While experimentations are still underway, producers predominantly use three processing methods like the dry or natural (labor-intensive), washed or wet (water-intensive), and a newer hybrid called honey or semi-dry.

Natural or Dry Processed

Natural or dry processing is an age-old, traditional method of processing followed in Ethiopia, and other arid countries. This method accounts for 75-80 % of Ethiopia’s coffee production, requiring only small amounts of investment and labour.

Moreover, it requires only a meagre amount of rainfall and humidity which suits well with Ethiopian climate, known for its long, marked dry season that coincides with harvesting and processing.

With natural processing, coffee cherries are picked and sorted and simply allowed to dry out in the open in thin layers on the dry earthen ground, on woven mats, on tarpaulins, and even on the roadside.

If the moisture level is left unchecked, the dried coffee develops a white or greyish mold and there are chances of over fermenting into a boozy flavour.

Sidamo coffee beans are primarily but not exclusively dry processed.

Washed or Wet Processing

Wet processing is a relatively new method probably adopted in Ethiopia around the 1950s. It has gained acceptance only in recent decades, mostly practiced in areas with cool overnight temperatures and good sun exposure during the day.

In this process, pre-sorted, freshly harvested cherry is placed into separation tanks filled with water and then passed through a de-pulping machine, squeezing the seed out of the pulp. The depulping is done within 8-10 hours of the harvest. After de-pulping, the layer of sugary, viscous mucilage is left behind which is then allowed to ferment for half a day or up to a week.

The coffee producer in Ethiopia tries to moderate the time, temperature as well as the velocity of the fermentation process to avoid the risk of developing sour flavours. During fermentation, acids accrues to eat away the sticky mucilage.

After fermentation, the beans are washed multiple times and then immediately laid out in patios or drying beds. As the name suggests wet processing is a water-intensive processing style that results in a cup with a bright, clean taste.

The Hybrid Method: Honey or Semi-Dry Processed

Honey processing derives its name from the sweet mucilage and shares similarities as well as differences with both natural and washed coffee processing.

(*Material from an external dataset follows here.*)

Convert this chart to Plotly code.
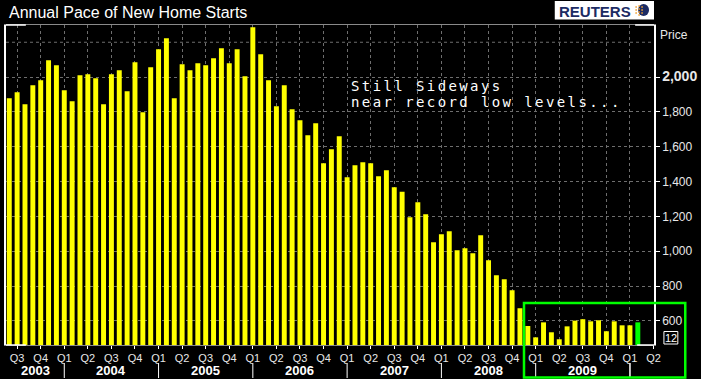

In washed coffee processing while the coffee is removed from its fruit material as quickly as possible, for Honey processing, only the skin is fully removed, and the seed is allowed to dry while the sticky mucilage still clings on to them.

Drying time varies according to the weather conditions and the individual style of the honey process being applied, but it normally takes between two to three weeks for the coffee to reach 11% moisture.

For Yellow Honeys, coffee is shifted on tarp-covered patios under the full sun where it is spread into a thin layer for fast, even drying.

For something more fruity and fermented tasting such as red or black honey, the coffee is heaped in the greenhouse for some time before being agitated, rotated, aerated, and raked out.

During the drying time, the coffee ferments to develop characteristics that are unique to each Honey profile.

What Does This Mean to The End Consumer?

The inventors behind honey coffee helped discover the idea of experimenting with fermentation and processing once the producers shift focus from simply and expediently preparing seeds for roasting.

It is an especially exciting time for specialty coffee. Age-old techniques which greatly, at times accidentally, determine the taste of coffee, are finally adapting their formulas to produce a balanced, sweet yet sophisticated taste palette that deservedly reflects all the time, effort, and resources available for its creation.